Scout learns respect after her coming of age moment. She learns more about the world and that people aren’t always how they appear to be.Throughout the novel, she adopts more of her fathers morals and ideas. Scout began the novel viewing the world through a childish lens, she heard rumors of the Radley’s and she decided that the house was an eerie place with a monster living in it. After the trial, she learned of the world and the “Radley Place ceased to terrify [her], but it was no less gloomy, no less chilly under its great oaks, and no less uninviting” (324). Scout still recognizes that the house is the same as it has been all her life, she has grown accustomed to it and learned that it is just a house. She no longer has a fear of a house or the people in it because she learned that the world isn’t always a simple place that's either sad or happy. Scout and Jem were walking home and were attacked by someone who held a grudge against their family. During this incident, someone helped to save them even though it wouldn’t benefit them. This person was Boo Radley. As Scout was recovering from the incident, she looked at him as he hid in the corner, but “as [she] gazed at him in wonder, the tension slowly drained from his face. His lips parted into a timid smile, and [their] neighbor's image blurred with [her] sudden tears” (362). Scout realized at this moment that Boo Radley was the same as her, and he was a person who was afraid. She learned and understood the surrounding people, she was trying to change her own opinion and learn rather than assume. She took new knowledge and facts and changed her opinion of her neighbor. This happens multiple times in the novel when Scout meets someone and realizes that the rumors are not always true. 

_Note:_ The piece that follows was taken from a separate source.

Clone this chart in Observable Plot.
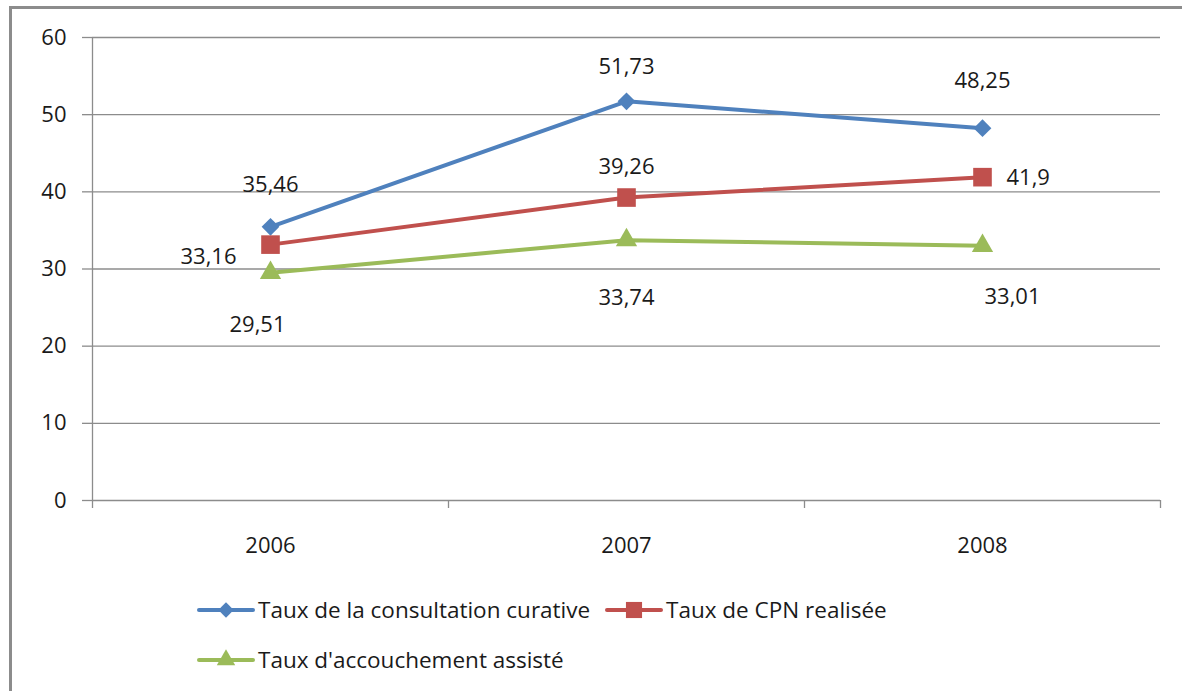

Having certain experiences will help to reach maturity and “come of age”. Scout learns throughout the book, and she learns that you can’t judge people by the rumors about them and that life isn’t always easy. Scout changes her opinions on people and changes her perspective on the town she lives in , and the world around her. She comes to recognize that we are defined by our actions, and we are shaped by the actions of others. The choices that people make define the kind of person they are. Boo Radley chose to save the kids even though he had never talked to them, Bob Ewell tried to kill 2 little kids because he didn’t like their father, and Scout learned through all these events that people are not always how they appear to be.